Watkins has continued to imply the left was traveling to protest the audit—a process virtually no one outside of the far right has taken seriously. “If you have proof, chat logs, or information regarding BLM or antifa booking rooms in Arizona to protest the audits, please email me,” he wrote several days later.

So far, any threat has yet to materialize. Outside the Veterans Memorial Coliseum, where the audit is being held, much of the ire appears reserved for Maricopa County’s Republican-majority board of supervisors, who previously certified the vote that gave Joe Biden the state’s electoral votes. “Board of supervisors are enemies of the nation,” read one flag, photographed by the Arizona Republic.

But after months of “Stop the Steal” memes about phantom voter fraud, the security theater has been steadily escalating—with some semi-official help.

The event is currently receiving security from the Arizona Rangers, a civilian law enforcement auxiliary that has raised more than $130,000 on GoFundMe since it began patrolling outside the audit. On Monday evening, the two most recent donations (each for $100) read, “Because I want the truth out once and for all, plus I want the right President back in Office, and that is Trump” and “THEY CANT STOP WHATS COMING! WWG1WGA!” (“WWG1WGA” is a QAnon slogan.)

Observers on the right aren’t satisfied. They want even more heightened security, with Trump calling on Gov. Doug Ducey to hire more guards. “The Republican Party is demanding that Gov. Ducey of Arizona immediately provide large-scale security for the brave American Patriots doing the Forensic Audit of the 2020 Presidential Election,” Trump wrote in one recent statement.

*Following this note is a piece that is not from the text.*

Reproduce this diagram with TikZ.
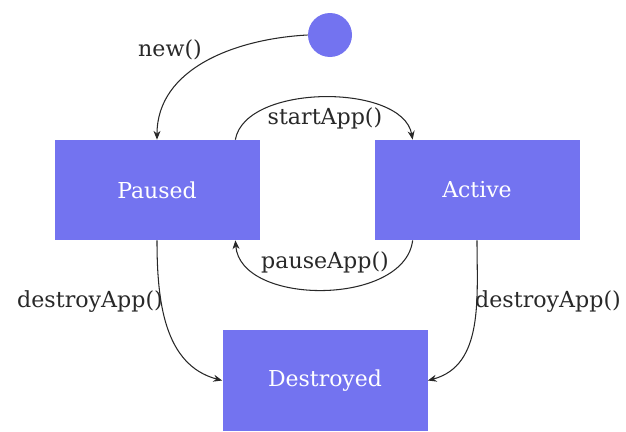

On Facebook, the Arizona Rangers shared an article about Trump’s comments, from the fringe site Gateway Pundit. The article concluded with the claim that, “The Coliseum is well guarded and there are contingencies if someone tried to bully their way in. But the Democrats are desperate and will do anything—even steal an election to gain power.” (The Rangers, a group of more than 400 officers, do not receive state funding and do not have the full powers of a police force. They did not return a request for comment.)

Watkins’ connections to the audit have previously drawn scrutiny. The recount is being steered by a Florida-based firm called Cyber Ninjas, whose CEO Doug Logan has promoted conspiracy theories about the election and tweeted multiple times at Watkins. Watkins’ Telegram posts about the audit are also shared frequently in groups dedicated to tracking the pointless process.

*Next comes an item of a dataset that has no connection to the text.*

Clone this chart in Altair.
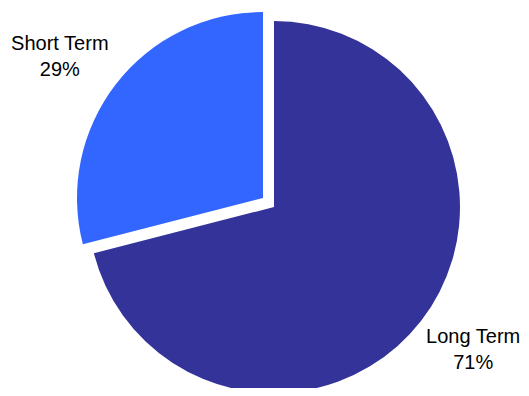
import altair as alt
import pandas as pd

categories = ["Long Term", "Short Term"]
values = [71, 29]
order = [0, 1]
colors = ["#333399", "#3366FF"]

df = pd.DataFrame({"category": categories, "value": values, "order": order})

FONT = "Liberation Sans"

base = (
    alt.Chart(df)
    .transform_stack(stack="value", as_=["v0", "v1"], groupby=[], sort=[alt.SortField("order")])
    .transform_calculate(
        mid="(datum.v0 + datum.v1) / 2",
        label="datum.category + '\\n' + datum.value + '%'",
    )
)

theta_scale = alt.Scale(domain=[0, 100])
color_enc = alt.Color("category:N", scale=alt.Scale(domain=categories, range=colors), legend=None)

centers = {"Long Term": (266, 199), "Short Term": (255, 190)}
label_dx = {"Long Term": -4, "Short Term": 0}

layers = []
for cat in categories:
    cx, cy = centers[cat]
    sub = base.transform_filter(alt.datum.category == cat)
    arc = sub.mark_arc(outerRadius=186, innerRadius=0).encode(
        theta=alt.Theta("v0:Q", scale=theta_scale, stack=None),
        theta2="v1:Q",
        color=color_enc,
        x=alt.value(cx),
        y=alt.value(cy),
    )
    txt = sub.mark_text(
        radius=248,
        thetaOffset=-0.049,
        font=FONT,
        fontSize=20,
        lineBreak="\n",
        lineHeight=26,
        align="center",
        baseline="middle",
        dx=label_dx[cat],
        dy=-12,
        color="#000000",
    ).encode(
        theta=alt.Theta("mid:Q", scale=theta_scale, stack=None),
        text="label:N",
        x=alt.value(cx),
        y=alt.value(cy),
    )
    layers += [arc, txt]

chart = (
    alt.layer(*layers)
    .properties(width=513, height=380, padding=0, autosize=alt.AutoSizeParams(type="none"))
    .configure_view(stroke=None)
)

chart.save("out.html", embed_options={"renderer": "svg", "actions": False})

But in Arizona, these channels are more than just group chats. A spin-off of the largest channel claimed to host a live Q&A with a state Senate-appointed official in charge of monitoring the audit. (That official could not be reached for comment on Monday.)

Also on Monday, Logan, the Cyber Ninjas CEO, argued in court that his auditing methods should remain a secret and that a court hearing on the recount should be closed to the media and the public. That commitment to secrecy comes even as conservative outlets are promoting what they claim are the audit’s yet-to-be-announced findings.

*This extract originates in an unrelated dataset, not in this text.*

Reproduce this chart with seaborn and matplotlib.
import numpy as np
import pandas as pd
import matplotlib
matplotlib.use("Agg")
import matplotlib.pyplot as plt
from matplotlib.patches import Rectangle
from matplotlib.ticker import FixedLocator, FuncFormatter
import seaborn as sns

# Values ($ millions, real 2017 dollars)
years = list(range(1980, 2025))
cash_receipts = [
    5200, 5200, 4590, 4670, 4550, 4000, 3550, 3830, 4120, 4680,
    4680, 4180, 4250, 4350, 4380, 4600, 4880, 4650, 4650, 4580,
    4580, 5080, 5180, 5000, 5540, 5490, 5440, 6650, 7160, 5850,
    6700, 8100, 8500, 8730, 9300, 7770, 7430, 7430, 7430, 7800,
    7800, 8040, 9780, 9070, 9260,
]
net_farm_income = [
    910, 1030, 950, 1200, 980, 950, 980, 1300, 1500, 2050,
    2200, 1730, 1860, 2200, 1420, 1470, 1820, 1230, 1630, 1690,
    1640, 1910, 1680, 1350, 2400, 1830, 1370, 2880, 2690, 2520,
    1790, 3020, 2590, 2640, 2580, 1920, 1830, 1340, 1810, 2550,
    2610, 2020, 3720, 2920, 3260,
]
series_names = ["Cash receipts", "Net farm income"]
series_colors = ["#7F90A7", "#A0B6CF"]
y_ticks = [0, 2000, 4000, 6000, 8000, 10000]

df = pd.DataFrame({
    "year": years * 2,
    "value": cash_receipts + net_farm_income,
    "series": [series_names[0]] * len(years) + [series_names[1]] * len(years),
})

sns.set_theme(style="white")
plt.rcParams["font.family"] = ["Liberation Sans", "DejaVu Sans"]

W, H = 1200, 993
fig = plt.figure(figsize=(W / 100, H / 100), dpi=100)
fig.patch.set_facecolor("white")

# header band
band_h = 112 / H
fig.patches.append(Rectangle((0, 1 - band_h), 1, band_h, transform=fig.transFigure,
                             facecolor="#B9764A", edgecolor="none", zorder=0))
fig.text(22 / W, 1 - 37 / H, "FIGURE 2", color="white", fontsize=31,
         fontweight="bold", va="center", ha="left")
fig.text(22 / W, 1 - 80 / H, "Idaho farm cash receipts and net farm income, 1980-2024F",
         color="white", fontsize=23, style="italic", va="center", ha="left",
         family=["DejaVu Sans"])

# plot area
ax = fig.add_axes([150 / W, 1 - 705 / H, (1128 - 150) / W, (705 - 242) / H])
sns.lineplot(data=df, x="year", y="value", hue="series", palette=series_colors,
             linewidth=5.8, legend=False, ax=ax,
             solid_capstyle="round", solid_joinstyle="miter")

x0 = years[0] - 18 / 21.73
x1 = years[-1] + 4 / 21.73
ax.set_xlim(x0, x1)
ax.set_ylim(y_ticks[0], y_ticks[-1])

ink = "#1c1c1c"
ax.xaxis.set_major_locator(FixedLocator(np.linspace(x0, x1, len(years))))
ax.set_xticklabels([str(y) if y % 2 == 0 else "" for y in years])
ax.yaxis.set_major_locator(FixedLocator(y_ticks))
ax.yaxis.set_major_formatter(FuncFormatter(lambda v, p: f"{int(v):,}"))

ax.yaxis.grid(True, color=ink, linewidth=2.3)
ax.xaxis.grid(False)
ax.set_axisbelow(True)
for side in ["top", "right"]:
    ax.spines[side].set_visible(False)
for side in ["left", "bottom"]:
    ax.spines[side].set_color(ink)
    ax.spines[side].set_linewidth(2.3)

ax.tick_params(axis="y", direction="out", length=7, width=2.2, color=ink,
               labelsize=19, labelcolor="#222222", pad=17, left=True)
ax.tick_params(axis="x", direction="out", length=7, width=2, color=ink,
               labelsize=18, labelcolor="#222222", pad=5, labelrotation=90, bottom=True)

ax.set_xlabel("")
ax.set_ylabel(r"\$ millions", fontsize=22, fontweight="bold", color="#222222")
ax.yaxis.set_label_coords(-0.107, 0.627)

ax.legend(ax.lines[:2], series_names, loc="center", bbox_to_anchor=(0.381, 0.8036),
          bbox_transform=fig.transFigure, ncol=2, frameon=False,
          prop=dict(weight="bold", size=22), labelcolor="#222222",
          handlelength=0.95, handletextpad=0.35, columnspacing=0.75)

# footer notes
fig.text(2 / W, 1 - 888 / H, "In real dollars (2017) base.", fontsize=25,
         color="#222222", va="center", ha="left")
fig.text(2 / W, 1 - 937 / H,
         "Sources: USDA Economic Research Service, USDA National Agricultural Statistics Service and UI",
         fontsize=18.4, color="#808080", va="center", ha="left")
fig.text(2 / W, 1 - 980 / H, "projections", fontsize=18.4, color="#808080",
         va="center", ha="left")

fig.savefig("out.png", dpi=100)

One image, which appeared on far-right network OAN and some similarly conspiratorial blogs, shows a tally of supposed Arizona ballots flagged as suspicious for reasons like “absentee ballots cast from addresses other than where voters legally reside.” The result, the unsourced graphic claims, is more than 250,000 “possible illegal votes.”

The provenance of the graphic is unclear. A spokesperson for Logan and the audit effort did not return a request for comment on the graphic, or whether the audit had even processed 250,000 ballots to begin with. Hosts of OAN, which promoted the graphic, have been involved in launching a fundraiser for the audit. Despite the recount’s ongoing status, one of those hosts recently appeared in an OAN broadcast in which she declared that the process "will unravel the Democrat schemes from 2020."

Another standard riff on the unsourced graphic came in a blog post that announced “It’s happening Patriots! The truth is coming out… TRUMP WON!” (Trump did not win.)

That post was shared by Bobby Piton, the manager of an Illinois-based financial planning firm. Piton has previously promoted theories about voter fraud in Arizona (a USA Today analysis rated those claims as false).

Reached by phone, Piton told The Daily Beast he was working on the audit in an unofficial capacity, after Logan asked him for his assistance. Piton said he and Watkins had been in touch last year and had recently reconnected to discuss the Arizona audit.

“He just reached out and said, ‘I see you’re doing God’s work,’” Piton told The Daily Beast. “And I said, ‘Yeah, I’m trying, I’m trying.’ And, you know, he feels the same way about what he’s doing. And we just, we just kind of spoke about, I guess about the ballots. We were just talking about the UV lights [auditors are shining UV lights on the ballots]. We just kind of kick the tires around that and different technologies that could be used to expose voter fraud in the future, how we can maybe come up with ideas that we share with the public and collaborate.”

Piton said he didn’t know much about QAnon and that Watkins had denied being Q. That said, Piton noted, he wouldn’t really care if Watkins was behind the conspiracy theory.

He just wanted to proceed with the absurd exercise in Arizona.

“I have no idea what his involvement is or anything like that,” Piton said. “Frankly, it doesn’t really matter for what I’m working on with them.”